Tuesday, October 20, 2015
Vemodalen And Us
The Dictionary Of Obscure Sorrows defines Vemodalen thusly: n. the frustration of photographing something amazing when thousands of identical photos already exist. Yes, I cannot tell you the creeping futility I sometimes experience while photographing something that is uncommon, rare, beautiful, decayed and collapsing in on its own weight, or even just delightfully whimsical - all with the realization that it's been captured by camera before, and will again.
Case in point: Two years ago when Dutch artist Florentijn Hofman's duck colossus was launched on the Allegheny River in Pittsburgh, people flocked to the Point (where the fountain is), and to Mount Washington overlooking the city (where I was here) to get a good shot of the Duck. I took a lot of photos because digital costs nothing and bad shots can be deleted. Not having to rely on film and all of the expense incurred with film photography has made photography extremely accessible, but at the same time ubiquitous and devalued.
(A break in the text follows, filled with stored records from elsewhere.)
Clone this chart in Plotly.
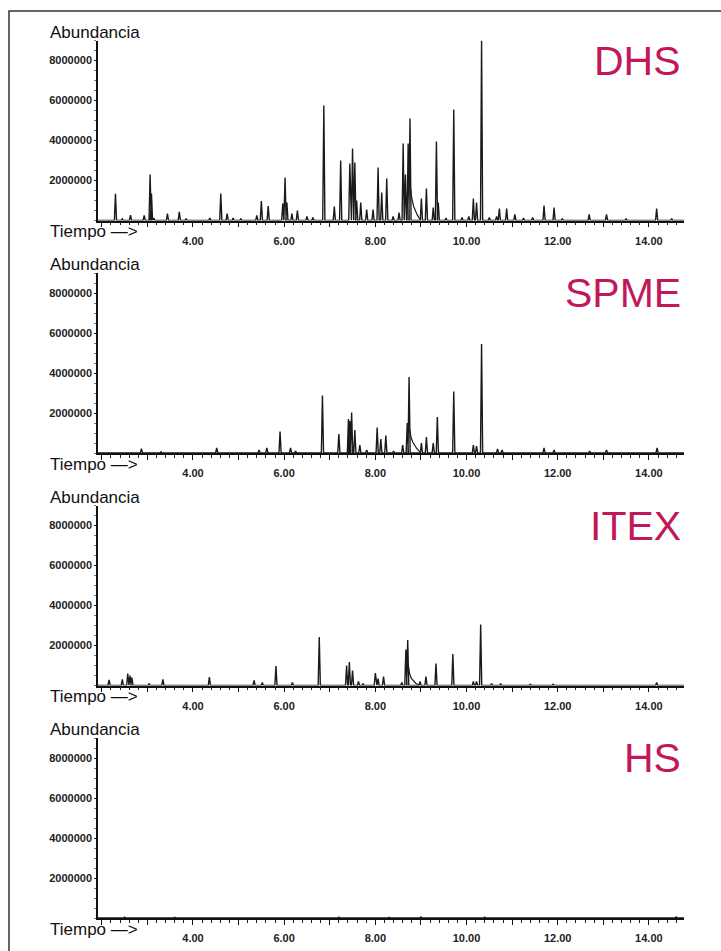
import plotly.graph_objects as go

W, H = 721, 951

panel_names = ["DHS", "SPME", "ITEX", "HS"]

# retention time (min) and peak height (millions of counts)
dhs_t = [2.30, 2.45, 2.63, 2.93, 3.06, 3.09, 3.14, 3.44, 3.70, 3.85, 4.37, 4.61, 4.75, 4.88, 5.05,
         5.40, 5.50, 5.65, 5.97, 6.02, 6.06, 6.17, 6.29, 6.50, 6.63, 6.87, 7.10, 7.24, 7.44, 7.50,
         7.55, 7.59, 7.68, 7.81, 7.95, 8.06, 8.14, 8.25, 8.39, 8.52, 8.61, 8.66, 8.72, 8.76, 9.01,
         9.12, 9.27, 9.34, 9.38, 9.55, 9.72, 9.90, 10.05, 10.15, 10.22, 10.33, 10.50, 10.66, 10.72,
         10.88, 11.06, 11.25, 11.45, 11.70, 11.92, 12.10, 12.69, 13.07, 13.50, 14.17, 14.50]
dhs_h = [1.33, 0.08, 0.27, 0.25, 2.30, 1.35, 0.12, 0.35, 0.43, 0.10, 0.12, 1.35, 0.35, 0.12, 0.10,
         0.25, 0.97, 0.72, 0.85, 2.15, 0.90, 0.35, 0.50, 0.20, 0.15, 5.75, 0.70, 3.00, 2.85, 3.60,
         2.90, 1.00, 0.90, 0.55, 0.55, 2.65, 1.40, 2.10, 0.20, 0.40, 3.85, 2.30, 3.85, 5.10, 1.10,
         1.60, 0.65, 3.95, 0.90, 0.12, 5.55, 0.15, 0.20, 1.10, 0.90, 9.00, 0.15, 0.20, 0.60,
         0.60, 0.30, 0.12, 0.15, 0.75, 0.65, 0.10, 0.30, 0.30, 0.10, 0.60, 0.10]
dhs_tail_t = [8.775, 8.80, 8.84, 8.88, 8.92, 8.96, 9.00]
dhs_tail_h = [1.60, 1.10, 0.70, 0.45, 0.28, 0.12, 0.03]

spme_t = [2.87, 3.30, 4.52, 5.45, 5.62, 5.91, 6.14, 6.25, 6.84, 7.20, 7.41, 7.44, 7.48, 7.55, 7.66,
          7.81, 8.04, 8.12, 8.23, 8.40, 8.60, 8.70, 8.74, 9.01, 9.12, 9.27, 9.36, 9.72, 10.15, 10.22,
          10.33, 10.68, 10.78, 11.70, 11.92, 12.70, 13.07, 14.18]
spme_h = [0.22, 0.06, 0.25, 0.15, 0.25, 1.07, 0.25, 0.10, 2.87, 0.95, 1.70, 1.60, 2.03, 1.15, 0.40,
          0.15, 1.27, 0.70, 0.87, 0.10, 0.40, 1.50, 3.80, 0.50, 0.80, 0.50, 1.80, 3.07, 0.40, 0.35,
          5.45, 0.20, 0.15, 0.25, 0.15, 0.10, 0.15, 0.25]
spme_tail_t = [8.755, 8.78, 8.82, 8.86, 8.90, 8.95, 9.00]
spme_tail_h = [1.20, 0.80, 0.55, 0.38, 0.25, 0.12, 0.03]

itex_t = [2.16, 2.45, 2.57, 2.62, 2.66, 3.04, 3.34, 4.36, 5.34, 5.52, 5.82, 6.18, 6.77, 7.37, 7.43,
          7.50, 7.63, 7.73, 8.00, 8.06, 8.18, 8.58, 8.67, 8.71, 8.98, 9.11, 9.33, 9.70, 10.15, 10.22,
          10.31, 10.55, 10.75, 11.40, 11.90, 14.17]
itex_h = [0.28, 0.30, 0.60, 0.50, 0.40, 0.10, 0.30, 0.42, 0.25, 0.15, 0.97, 0.15, 2.42, 1.00, 1.17,
          0.75, 0.20, 0.10, 0.62, 0.35, 0.45, 0.15, 1.80, 2.28, 0.20, 0.45, 1.10, 1.58, 0.20, 0.20,
          3.05, 0.10, 0.10, 0.06, 0.06, 0.15]
itex_tail_t = [8.725, 8.75, 8.79, 8.84, 8.89, 8.95]
itex_tail_h = [1.00, 0.60, 0.35, 0.20, 0.10, 0.03]

hs_t = [2.50, 3.60, 5.00, 6.40, 7.20, 8.30, 9.00, 10.40, 11.60, 12.50, 13.40, 14.60]
hs_h = [0.04, 0.03, 0.03, 0.03, 0.04, 0.03, 0.05, 0.04, 0.03, 0.03, 0.03, 0.05]

peaks = [(dhs_t, dhs_h), (spme_t, spme_h), (itex_t, itex_h), (hs_t, hs_h)]
tails = [(dhs_tail_t, dhs_tail_h), (spme_tail_t, spme_tail_h), (itex_tail_t, itex_tail_h), None]

y_tick_vals = [2e6, 4e6, 6e6, 8e6]
y_tick_text = ["2000000", "4000000", "6000000", "8000000"]
x_tick_vals = [2, 3, 4, 5, 6, 7, 8, 9, 10, 11, 12, 13, 14]
x_tick_text = ["", "", "4.00", "", "6.00", "", "8.00", "", "10.00", "", "12.00", "", "14.00"]

X_RANGE = [1.917, 14.77]
Y_RANGE = [0, 9.0e6]
HW = 0.024  # peak half-width (min), drawing style
TITLE_COLOR = "#C2185B"
LINE_COLOR = "#1a1a1a"

# panel geometry in pixels
AX_LEFT, AX_RIGHT = 98, 684
BASELINES = [220.5, 453.0, 685.5, 918.0]
PANEL_H = 180.0


def px(x):
    return x / W


def py(y):
    return 1 - y / H


fig = go.Figure()
layout = dict(
    width=W, height=H, margin=dict(l=0, r=0, t=0, b=0),
    paper_bgcolor="white", plot_bgcolor="white", showlegend=False,
    annotations=[], shapes=[],
)

tick_font = dict(family="Liberation Sans, Arial, sans-serif", size=11, color="#222", weight="bold")
label_font = dict(family="Liberation Sans, Arial, Helvetica, sans-serif", size=17, color="#111")

for i, name in enumerate(panel_names):
    k = "" if i == 0 else str(i + 1)
    base = BASELINES[i]
    top = base - PANEL_H
    pt, ph = peaks[i]
    order = sorted(range(len(pt)), key=lambda j: pt[j])
    xs, ys = [X_RANGE[0]], [0]
    for j in order:
        t, h = pt[j], ph[j] * 1e6
        xs += [t - HW, t, t + HW]
        ys += [0, h, 0]
    xs.append(X_RANGE[1])
    ys.append(0)
    fig.add_trace(go.Scatter(x=xs, y=ys, mode="lines", line=dict(color=LINE_COLOR, width=1.4),
                             xaxis="x" + k, yaxis="y" + k, hoverinfo="skip", cliponaxis=False))
    if tails[i] is not None:
        tt, th = tails[i]
        fig.add_trace(go.Scatter(x=tt, y=[v * 1e6 for v in th], mode="lines",
                                 line=dict(color=LINE_COLOR, width=1.2),
                                 xaxis="x" + k, yaxis="y" + k, hoverinfo="skip"))

    layout["xaxis" + k] = dict(
        domain=[px(AX_LEFT), px(AX_RIGHT)], anchor="y" + k, range=X_RANGE,
        showgrid=False, zeroline=False, showline=True, linecolor="#111", linewidth=1.8,
        tickmode="array", tickvals=x_tick_vals, ticktext=x_tick_text,
        ticks="outside", ticklen=5, tickwidth=1.3, tickcolor="#111",
        tickfont=tick_font, ticklabelstandoff=4,
        minor=dict(dtick=0.2, tick0=2, ticks="outside", ticklen=3, tickwidth=1, tickcolor="#222"),
        fixedrange=True,
    )
    layout["yaxis" + k] = dict(
        domain=[py(base), py(top)], anchor="x" + k, range=Y_RANGE,
        showgrid=False, zeroline=False, showline=True, linecolor="#111", linewidth=1.6,
        tickmode="array", tickvals=y_tick_vals, ticktext=y_tick_text,
        ticks="outside", ticklen=2, tickwidth=1, tickcolor="#222",
        tickfont=tick_font, ticklabelstandoff=0,
        minor=dict(dtick=5e5, tick0=0, ticks="outside", ticklen=2, tickwidth=1, tickcolor="#777"),
        fixedrange=True,
    )
    layout["annotations"] += [
        dict(text="Abundancia", xref="paper", yref="paper", x=px(48), y=py(base - 188.5),
             xanchor="left", yanchor="middle", showarrow=False, font=label_font),
        dict(text="Tiempo —>", xref="paper", yref="paper", x=px(48), y=py(base + 11),
             xanchor="left", yanchor="middle", showarrow=False, font=label_font),
        dict(text=name, xref="paper", yref="paper", x=px(683), y=py(base - 160),
             xanchor="right", yanchor="middle", showarrow=False,
             font=dict(family="Liberation Sans, Arial, Helvetica, sans-serif", size=41,
                       color=TITLE_COLOR)),
    ]

layout["shapes"].append(dict(type="rect", xref="paper", yref="paper",
                             x0=px(9), x1=px(730), y0=py(960), y1=py(11),
                             line=dict(color="#333", width=1.5), fillcolor="rgba(0,0,0,0)"))

fig.update_layout(**layout)
fig.write_html("out.html", config={"displayModeBar": False},
               post_script="document.body.style.margin='0';document.body.style.overflow='hidden';")
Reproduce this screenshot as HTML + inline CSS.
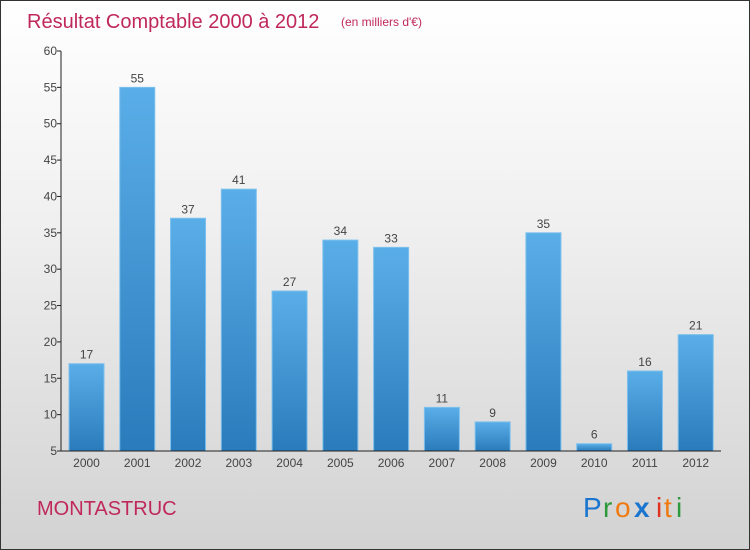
<!DOCTYPE html>
<html><head><meta charset="utf-8"><style>
body{margin:0}
#c{width:750px;height:550px;position:relative;overflow:hidden;box-sizing:border-box;border:1px solid #333;background:linear-gradient(#ffffff 0%,#f0f0f0 40%,#d2d2d2 100%);font-family:"Liberation Sans",sans-serif}
</style></head><body>
<div id="c">
<svg id="s" width="750" height="550">
<defs><linearGradient id="g" x1="0" y1="0" x2="0" y2="1"><stop offset="0" stop-color="#5aaee8"/><stop offset="1" stop-color="#2a7bbb"/></linearGradient></defs>
<text x="26" y="27" font-size="20" fill="#c0285a">Résultat Comptable 2000 à 2012</text>
<text x="340" y="25" font-size="12" fill="#c0285a">(en milliers d'€)</text>
<text x="36" y="514" font-size="20" fill="#c0285a">MONTASTRUC</text>
<g font-size="28">
<text x="582" y="516" fill="#1a75cf">P</text><text x="602" y="516" fill="#2a9a3a">r</text><text x="614" y="516" fill="#f07a10">o</text><text x="633" y="516" fill="#1a75cf" font-weight="bold">x</text><text x="655" y="516" fill="#e03020">i</text><text x="663" y="516" fill="#f07a10">t</text><text x="675" y="516" fill="#2a9a3a">i</text>
</g>
</svg>
<script>
const years=["2000","2001","2002","2003","2004","2005","2006","2007","2008","2009","2010","2011","2012"];
const values=[17,55,37,41,27,34,33,11,9,35,6,16,21];
const ticks=[5,10,15,20,25,30,35,40,45,50,55,60];
const s=document.getElementById('s');const NS='http://www.w3.org/2000/svg';
const x0=60,x1=720,yMin=5,yMax=60,yTop=50,yBot=450;
const y=v=>yBot-(v-yMin)/(yMax-yMin)*(yBot-yTop);
const bw=(x1-x0)/years.length;
function el(t,a,p){const e=document.createElementNS(NS,t);for(const k in a)e.setAttribute(k,a[k]);(p||s).appendChild(e);return e;}
ticks.forEach(t=>{
 const l=el('line',{x1:x0-4,x2:x0,y1:y(t),y2:y(t),stroke:'#222'});
 
 
 const tx=el('text',{x:x0-4,y:y(t)+4,'text-anchor':'end','font-size':12,fill:'#444'});tx.textContent=t;
 
 
});
years.forEach((yr,i)=>{
 const bx=x0+i*bw+8,w=35;
 const r=el('rect',{x:bx,y:y(values[i]),width:w,height:yBot-y(values[i]),fill:'url(#g)',stroke:'#7cc0ee','stroke-width':1});
 
 
 const v=el('text',{x:bx+w/2,y:y(values[i])-5,'text-anchor':'middle','font-size':12,fill:'#444'});v.textContent=values[i];
 
 
 const xl=el('text',{x:bx+w/2,y:466,'text-anchor':'middle','font-size':12,fill:'#444'});xl.textContent=yr;
 
 
});
const ya=el('line',{x1:x0,x2:x0,y1:yTop,y2:yBot,stroke:'#222'});


const xa=el('line',{x1:x0,x2:x1,y1:yBot,y2:yBot,stroke:'#222'});


</script>
</div>
</body></html>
I ended up with some really wonderful images of the city and the duck colossus and spoke to the owner of the gallery that carries my work to see how many prints I should bring in...None, as it turned out. The duck colossus was everywhere, had saturated the market, and no matter how great my work was, it was still of the Duck.
If you are in need of a prompt for an existential crisis, The Dictionary of Obscure Sorrows has a youtube channel, and this is their entry on the subject of Vemodalen.
I won't stop photographing things, nor will I fall into too deep a pit of despair about the futility of it all, but it still gives me pause. What am I doing and what does it mean?